**STATED PROBLEM:**
Retype only what runs from the beginning of the data through the line with "import pandas as pd"; please omit the pictures and keep every line exact.
********
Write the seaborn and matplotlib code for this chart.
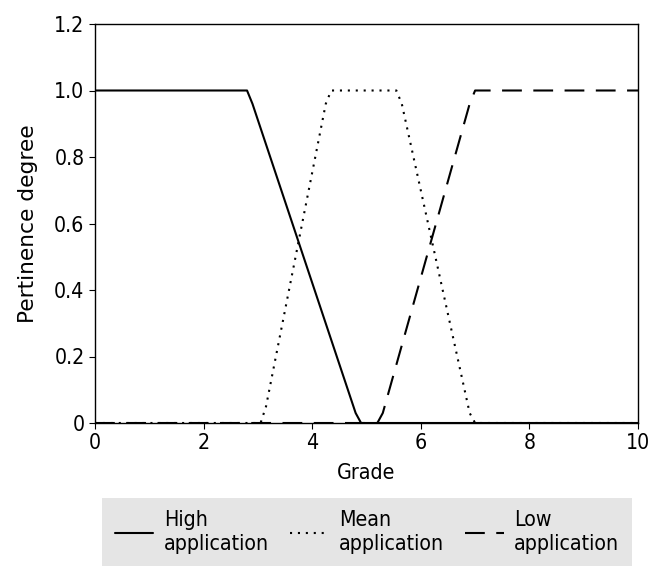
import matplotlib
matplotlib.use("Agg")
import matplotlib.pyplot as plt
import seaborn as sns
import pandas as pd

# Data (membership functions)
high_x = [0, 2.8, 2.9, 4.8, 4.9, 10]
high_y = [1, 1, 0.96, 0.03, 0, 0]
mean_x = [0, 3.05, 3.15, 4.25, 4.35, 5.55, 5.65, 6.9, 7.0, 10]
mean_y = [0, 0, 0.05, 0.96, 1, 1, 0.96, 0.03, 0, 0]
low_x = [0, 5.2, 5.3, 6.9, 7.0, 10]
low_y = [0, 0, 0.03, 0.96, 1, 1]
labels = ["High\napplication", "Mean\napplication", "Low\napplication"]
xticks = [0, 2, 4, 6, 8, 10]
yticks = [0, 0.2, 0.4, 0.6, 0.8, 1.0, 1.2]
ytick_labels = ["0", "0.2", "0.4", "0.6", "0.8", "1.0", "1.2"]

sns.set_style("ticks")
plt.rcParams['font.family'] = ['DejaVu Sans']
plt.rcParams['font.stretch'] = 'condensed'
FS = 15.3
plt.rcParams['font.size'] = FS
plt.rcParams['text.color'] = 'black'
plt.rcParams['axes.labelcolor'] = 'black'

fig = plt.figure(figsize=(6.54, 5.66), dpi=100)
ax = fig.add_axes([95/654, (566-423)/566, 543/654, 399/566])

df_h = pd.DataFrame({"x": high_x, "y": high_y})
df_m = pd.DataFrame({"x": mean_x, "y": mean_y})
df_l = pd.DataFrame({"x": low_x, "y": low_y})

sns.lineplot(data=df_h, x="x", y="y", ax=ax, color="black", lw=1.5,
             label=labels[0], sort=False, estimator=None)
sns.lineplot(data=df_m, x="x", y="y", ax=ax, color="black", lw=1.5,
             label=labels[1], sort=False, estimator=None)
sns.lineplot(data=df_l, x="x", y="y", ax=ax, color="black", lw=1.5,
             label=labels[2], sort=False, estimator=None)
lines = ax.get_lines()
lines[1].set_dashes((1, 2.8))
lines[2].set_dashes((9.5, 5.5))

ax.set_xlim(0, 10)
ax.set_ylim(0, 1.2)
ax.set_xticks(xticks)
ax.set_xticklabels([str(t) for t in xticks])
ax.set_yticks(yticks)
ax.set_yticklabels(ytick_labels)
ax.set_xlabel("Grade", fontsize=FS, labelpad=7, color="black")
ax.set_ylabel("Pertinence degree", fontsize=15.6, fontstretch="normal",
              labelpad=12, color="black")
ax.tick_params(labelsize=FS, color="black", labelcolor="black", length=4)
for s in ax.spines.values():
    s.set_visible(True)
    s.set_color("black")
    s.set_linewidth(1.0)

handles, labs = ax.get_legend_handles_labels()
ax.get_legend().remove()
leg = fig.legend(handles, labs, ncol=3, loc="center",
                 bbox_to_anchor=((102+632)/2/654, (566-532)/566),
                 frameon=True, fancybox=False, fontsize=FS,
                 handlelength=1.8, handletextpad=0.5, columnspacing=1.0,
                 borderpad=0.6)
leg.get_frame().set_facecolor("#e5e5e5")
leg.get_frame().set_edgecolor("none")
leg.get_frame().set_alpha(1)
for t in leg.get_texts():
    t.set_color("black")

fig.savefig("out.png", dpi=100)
********
**WRITTEN ANSWER:**
Write the seaborn and matplotlib code for this chart.
import matplotlib
matplotlib.use("Agg")
import matplotlib.pyplot as plt
import seaborn as sns
import pandas as pd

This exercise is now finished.